If no get_name function is supplied, a default implementation is
provided which uses vfs_readdir to find potential names, and
matches inode numbers to find the correct match.
get_parent. When given a dentry for a directory, this should return
a dentry for the parent. Quite possibly the parent dentry will
have been allocated by d_alloc_anon.
The default get_parent function just returns an error so any
filehandle lookup that requires finding a parent will fail.
->lookup("..") is *not* used as a default as it can leave ".."
entries in the dcache which are too messy to work with.

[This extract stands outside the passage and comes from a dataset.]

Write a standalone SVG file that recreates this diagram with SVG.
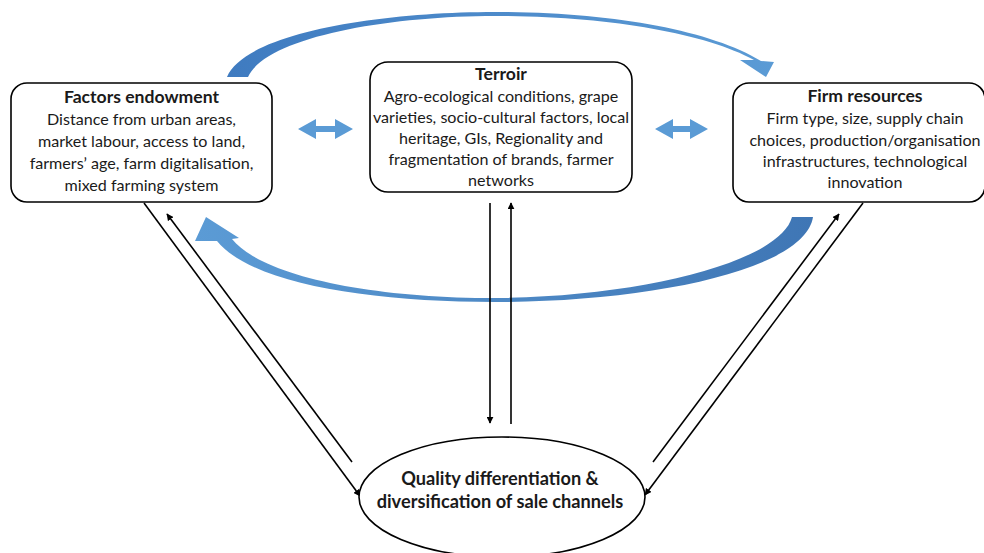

get_dentry. When given an opaque datum, this should find the
implied object and create a dentry for it (possibly with
d_alloc_anon).
The opaque datum is whatever is passed down by the decode_fh
function, and is often simply a fragment of the filehandle
fragment.
decode_fh passes two datums through find_exported_dentry. One that
should be used to identify the target object, and one that can be
used to identify the object's parent, should that be necessary.
The default get_dentry function assumes that the datum contains an
inode number and a generation number, and it attempts to get the
inode using "iget" and check it's validity by matching the
generation number. A filesystem should only depend on the default
if iget can safely be used this way.
If decode_fh and/or encode_fh are left as NULL, then default
implementations are used. These defaults are suitable for ext2 and
extremely similar filesystems (like ext3).
The default encode_fh creates a filehandle fragment from the inode
number and generation number of the target together with the inode
number and generation number of the parent (if the parent is
required).
The default decode_fh extract the target and parent datums from the
filehandle assuming the format used by the default encode_fh and
passed them to find_exported_dentry.
A filehandle fragment consists of an array of 1 or more 4byte words,
together with a one byte "type".
The decode_fh routine should not depend on the stated size that is
passed to it. This size may be larger than the original filehandle
generated by encode_fh, in which case it will have been padded with
nuls. Rather, the encode_fh routine should choose a "type" which
indicates the decode_fh how much of the filehandle is valid, and how
it should be interpreted.